» SOURCE MATERIAL
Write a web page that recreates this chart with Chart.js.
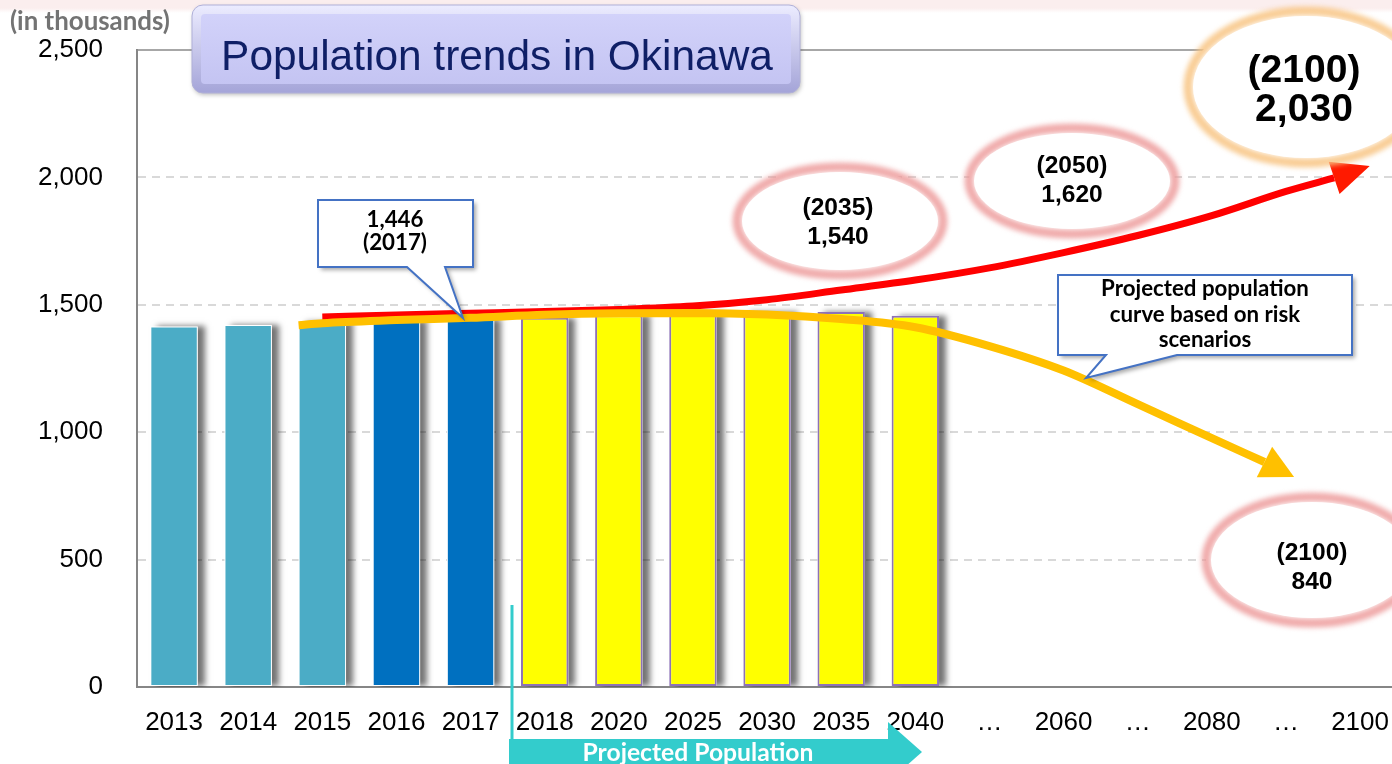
<!DOCTYPE html>
<html><head><meta charset="utf-8">
<script src="https://cdn.jsdelivr.net/npm/chart.js@4"></script>
<style>
html,body{margin:0;padding:0;overflow:hidden;width:1392px;height:764px;
 background:linear-gradient(#fbeeee 0px,#fbeeee 8px,#ffffff 13px,#ffffff 100%);}
#wrap{position:absolute;left:0;top:0;width:1409px;height:764px;}
</style></head><body>
<div id="wrap"><canvas id="c"></canvas></div>
<script>
// ---- data ----
const categories = ['2013','2014','2015','2016','2017','2018','2020','2025','2030','2035','2040','…','2060','…','2080','…','2100'];
const yTicks = [0, 500, 1000, 1500, 2000, 2500];
const population = [1415,1421,1434,1439,1446,1449,1459,1466,1472,1472,1457,null,null,null,null,null,null];
const lastActualIndex = 4;      // 2017
const firstProjectedIndex = 5;  // 2018
// growth scenario curve (red): positions on category index, values in thousands
const growthIdx = [2, 3, 4, 5, 6, 7, 8, 9, 10, 11, 12, 13, 14, 15, 15.65];
const growthVal = [1452,1460,1467,1474,1482,1495,1520,1558,1597,1645,1705,1772,1850,1945,1998];
const growthTip = [16.13, 2045];
// risk scenario curve (orange)
const riskIdx = [1.68, 2, 3, 4, 5, 6, 7, 8, 9, 10, 11, 12, 13, 14, 14.71];
const riskVal = [1420,1428,1440,1449,1461,1467,1468,1462,1444,1412,1338,1242,1110,977,883];
const riskTip = [15.11, 824];

const fmt = v => v.toLocaleString('en-US');

function fitSize(ctx, text, width, weight, family){
  ctx.font = weight + ' 100px ' + family;
  return 100 * width / ctx.measureText(text).width;
}

// soft drop shadow to the right of each bar, drawn before the bars
const shadowPlugin = {
  id:'barShadow',
  beforeDatasetDraw(chart, args){
    if(args.meta.type !== 'bar') return;
    const c = chart.ctx;
    c.save();
    c.beginPath(); c.rect(chart.chartArea.left, chart.chartArea.top, chart.chartArea.width, chart.chartArea.height); c.clip();
    c.shadowColor = 'rgba(0,0,0,0.55)'; c.shadowOffsetX = 7; c.shadowOffsetY = 0; c.shadowBlur = 6;
    c.fillStyle = '#ffffff';
    args.meta.data.forEach(el => {
      if(el.skip || isNaN(el.y)) return;
      const w = el.width;
      c.fillRect(el.x - w/2, el.y, w, el.base - el.y);
    });
    c.restore();
  }
};

const arrowPlugin = {
  id:'arrowHeads',
  afterDatasetsDraw(chart){
    const c = chart.ctx, xs = chart.scales.xl, ys = chart.scales.y;
    const heads = [[1, growthTip, '#ff1a00', 17],[0, riskTip, '#FFC000', 17]];
    heads.forEach(([di, tip, col, hw])=>{
      const pts = chart.getDatasetMeta(di).data;
      const b = pts[pts.length-1];
      const tx = xs.getPixelForValue(tip[0]), ty = ys.getPixelForValue(tip[1]);
      let dx = tx - b.x, dy = ty - b.y; const L = Math.hypot(dx,dy); dx/=L; dy/=L;
      c.save(); c.fillStyle = col; c.beginPath();
      c.moveTo(b.x - dy*hw, b.y + dx*hw); c.lineTo(tx, ty); c.lineTo(b.x + dy*hw, b.y - dx*hw);
      c.closePath(); c.fill(); c.restore();
    });
  }
};

function glowEllipse(c, cx, cy, rx, ry, col){
  c.save();
  c.beginPath(); c.ellipse(cx, cy, rx, ry, 0, 0, Math.PI*2);
  c.fillStyle = '#fff'; c.fill();
  c.filter = 'blur(2.5px)';
  c.lineWidth = 9; c.strokeStyle = col; c.stroke();
  c.filter = 'none';
  c.beginPath(); c.ellipse(cx, cy, rx - 5, ry - 5, 0, 0, Math.PI*2);
  c.fillStyle = '#fff'; c.fill();
  c.restore();
}

function calloutPath(c, pts){
  c.beginPath(); c.moveTo(pts[0][0], pts[0][1]);
  for(let i=1;i<pts.length;i++) c.lineTo(pts[i][0], pts[i][1]);
  c.closePath();
}

const decoPlugin = {
  id:'deco',
  afterDraw(chart){
    const c = chart.ctx, a = chart.chartArea;
    // top frame line
    c.save(); c.strokeStyle = '#8a8a8a'; c.lineWidth = 1.5;
    c.beginPath(); c.moveTo(a.left, a.top); c.lineTo(a.right, a.top); c.stroke(); c.restore();

    // "(in thousands)"
    c.save();
    let s = fitSize(c, '(in thousands)', 160, 'bold', 'Lato');
    c.font = 'bold ' + s + 'px Lato'; c.fillStyle = '#737373'; c.textBaseline = 'middle'; c.textAlign = 'left';
    c.fillText('(in thousands)', 10, 22);
    c.restore();

    // title box
    c.save();
    c.shadowColor = 'rgba(0,0,0,0.25)'; c.shadowBlur = 4; c.shadowOffsetX = 1; c.shadowOffsetY = 2;
    let g = c.createLinearGradient(0, 5, 0, 93);
    g.addColorStop(0, '#ececff'); g.addColorStop(1, '#a4a4d8');
    c.fillStyle = g; c.beginPath(); c.roundRect(192, 5, 608, 88, 11); c.fill();
    c.shadowColor = 'transparent';
    c.strokeStyle = '#b0b0d8'; c.lineWidth = 1; c.stroke();
    g = c.createLinearGradient(0, 14, 0, 84);
    g.addColorStop(0, '#d2d2fa'); g.addColorStop(1, '#c4c4f2');
    c.fillStyle = g; c.beginPath(); c.roundRect(201, 14, 590, 70, 4); c.fill();
    s = fitSize(c, 'Population trends in Okinawa', 552, 'normal', '"Liberation Sans"');
    c.font = s + 'px "Liberation Sans"'; c.fillStyle = '#0f1f66'; c.textAlign = 'center'; c.textBaseline = 'middle';
    c.fillText('Population trends in Okinawa', 497, 58);
    c.restore();

    // ellipses
    const pink = 'rgba(236,150,150,0.8)';
    glowEllipse(c, 840, 221, 103, 54, pink);
    glowEllipse(c, 1072, 181, 103, 53, pink);
    glowEllipse(c, 1306, 87, 118, 76, 'rgba(248,196,130,0.85)');
    glowEllipse(c, 1312, 560, 106, 63, pink);
    c.save(); c.fillStyle = '#000'; c.textAlign = 'center'; c.textBaseline = 'middle';
    s = fitSize(c, '(2035)', 71, 'bold', '"Liberation Sans"');
    c.font = 'bold ' + s + 'px "Liberation Sans"';
    c.fillText('(2035)', 838, 208); c.fillText(fmt(1540), 838, 237);
    c.fillText('(2050)', 1072, 166); c.fillText(fmt(1620), 1072, 195);
    c.fillText('(2100)', 1312, 553); c.fillText(fmt(840), 1312, 582);
    s = fitSize(c, '(2100)', 113, 'bold', '"Liberation Sans"');
    c.font = 'bold ' + s + 'px "Liberation Sans"';
    c.fillText('(2100)', 1304, 71); c.fillText(fmt(2030), 1304, 110);
    c.restore();

    // callout: 1,446 (2017)
    c.save();
    c.shadowColor = 'rgba(0,0,0,0.35)'; c.shadowBlur = 4; c.shadowOffsetX = 3; c.shadowOffsetY = 3;
    calloutPath(c, [[318,200],[473,200],[473,267],[445,267],[463,318],[407,267],[318,267]]);
    c.fillStyle = '#fff'; c.fill();
    c.shadowColor = 'transparent';
    c.strokeStyle = '#4472C4'; c.lineWidth = 2; c.stroke();
    s = fitSize(c, '(2017)', 64, 'bold', 'Lato');
    c.font = 'bold ' + s + 'px Lato'; c.fillStyle = '#000'; c.textAlign = 'center'; c.textBaseline = 'middle';
    c.fillText(fmt(population[lastActualIndex]), 395, 220);
    c.fillText('(' + categories[lastActualIndex] + ')', 395, 243);
    c.restore();

    // callout: risk scenario
    c.save();
    c.shadowColor = 'rgba(0,0,0,0.35)'; c.shadowBlur = 4; c.shadowOffsetX = 3; c.shadowOffsetY = 3;
    calloutPath(c, [[1058,275],[1352,275],[1352,355],[1177,355],[1086,378],[1106,355],[1058,355]]);
    c.fillStyle = '#fff'; c.fill();
    c.shadowColor = 'transparent';
    c.strokeStyle = '#4472C4'; c.lineWidth = 2; c.stroke();
    s = fitSize(c, 'Projected population', 208, 'bold', 'Lato');
    c.font = 'bold ' + s + 'px Lato'; c.fillStyle = '#000'; c.textAlign = 'center'; c.textBaseline = 'middle';
    c.fillText('Projected population', 1205, 289);
    c.fillText('curve based on risk', 1205, 315);
    c.fillText('scenarios', 1205, 340);
    c.restore();

    // projected population arrow
    c.save();
    c.strokeStyle = '#33CCCC'; c.lineWidth = 3;
    c.beginPath(); c.moveTo(512, 605); c.lineTo(512, 742); c.stroke();
    c.fillStyle = '#33CCCC';
    c.fillRect(509, 739, 381, 30);
    c.beginPath(); c.moveTo(888, 722); c.lineTo(922, 752); c.lineTo(888, 782); c.closePath(); c.fill();
    s = fitSize(c, 'Projected Population', 231, 'bold', 'Lato');
    c.font = 'bold ' + s + 'px Lato'; c.fillStyle = '#fff'; c.textAlign = 'center'; c.textBaseline = 'middle';
    c.fillText('Projected Population', 698, 753);
    c.restore();
  }
};

const ctx = document.getElementById('c');
new Chart(ctx, {
  type:'bar',
  data:{
    labels: categories,
    datasets:[
      { type:'line', label:'Risk scenario', xAxisID:'xl', yAxisID:'y', order:0,
        data: riskIdx.map((x,i)=>({x, y:riskVal[i]})),
        borderColor:'#FFC000', borderWidth:8, pointRadius:0, cubicInterpolationMode:'monotone', fill:false, borderCapStyle:'butt' },
      { type:'line', label:'Growth scenario', xAxisID:'xl', yAxisID:'y', order:1,
        data: growthIdx.map((x,i)=>({x, y:growthVal[i]})),
        borderColor:'#ff0000', borderWidth:7, pointRadius:0, cubicInterpolationMode:'monotone', fill:false, borderCapStyle:'butt' },
      { type:'bar', label:'Population', order:2, xAxisID:'x', yAxisID:'y',
        data: population, grouped:false,
        backgroundColor: c => c.dataIndex < 3 ? '#4BACC6' : (c.dataIndex <= lastActualIndex ? '#0070C0' : '#FFFF00'),
        borderColor: c => c.dataIndex >= firstProjectedIndex ? '#8E72B8' : 'rgba(255,255,255,0.6)',
        borderWidth: c => c.dataIndex >= firstProjectedIndex ? 2 : 1,
        borderSkipped:false,
        barPercentage:0.64, categoryPercentage:1 }
    ]
  },
  options:{
    responsive:true, maintainAspectRatio:false, animation:false,
    layout:{padding:{top:50,left:0,right:0,bottom:0}},
    plugins:{legend:{display:false}, tooltip:{enabled:false}, title:{display:false}},
    scales:{
      x:{ type:'category', position:'bottom',
        grid:{display:false, drawTicks:false},
        border:{display:true, color:'#868686', width:2},
        ticks:{color:'#000', font:{family:'"Liberation Sans"', size:26}, padding:20, autoSkip:false, maxRotation:0},
        afterFit(s){ s.height = 77; } },
      xl:{ type:'linear', display:false, min:-0.5, max:16.5, offset:false, position:'bottom' },
      y:{ min:0, max:2500,
        afterBuildTicks(s){ s.ticks = yTicks.map(v=>({value:v})); },
        grid:{ drawTicks:false, lineWidth:2,
          color: c => (c.tick && (c.tick.value === 0 || c.tick.value === 2500)) ? 'rgba(0,0,0,0)' : '#d9d9d9' },
        border:{display:true, color:'#868686', width:2, dash:[8,6]},
        ticks:{ color:'#000', font:{family:'"Liberation Sans"', size:26}, padding:34, callback: v => fmt(v) },
        afterFit(s){ s.width = 137; } }
    }
  },
  plugins:[shadowPlugin, arrowPlugin, decoPlugin]
});
</script>
</body></html>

» WHAT TO PRODUCE
Restate the material word for word from its first line through the line containing "const fmt = v => v.toLocaleString('en-US');", both included; the pictures do not belong in it.

» RESULT FOR THIS TASK
Write a web page that recreates this chart with Chart.js.
<!DOCTYPE html>
<html><head><meta charset="utf-8">
<script src="https://cdn.jsdelivr.net/npm/chart.js@4"></script>
<style>
html,body{margin:0;padding:0;overflow:hidden;width:1392px;height:764px;
 background:linear-gradient(#fbeeee 0px,#fbeeee 8px,#ffffff 13px,#ffffff 100%);}
#wrap{position:absolute;left:0;top:0;width:1409px;height:764px;}
</style></head><body>
<div id="wrap"><canvas id="c"></canvas></div>
<script>
// ---- data ----
const categories = ['2013','2014','2015','2016','2017','2018','2020','2025','2030','2035','2040','…','2060','…','2080','…','2100'];
const yTicks = [0, 500, 1000, 1500, 2000, 2500];
const population = [1415,1421,1434,1439,1446,1449,1459,1466,1472,1472,1457,null,null,null,null,null,null];
const lastActualIndex = 4;      // 2017
const firstProjectedIndex = 5;  // 2018
// growth scenario curve (red): positions on category index, values in thousands
const growthIdx = [2, 3, 4, 5, 6, 7, 8, 9, 10, 11, 12, 13, 14, 15, 15.65];
const growthVal = [1452,1460,1467,1474,1482,1495,1520,1558,1597,1645,1705,1772,1850,1945,1998];
const growthTip = [16.13, 2045];
// risk scenario curve (orange)
const riskIdx = [1.68, 2, 3, 4, 5, 6, 7, 8, 9, 10, 11, 12, 13, 14, 14.71];
const riskVal = [1420,1428,1440,1449,1461,1467,1468,1462,1444,1412,1338,1242,1110,977,883];
const riskTip = [15.11, 824];

const fmt = v => v.toLocaleString('en-US');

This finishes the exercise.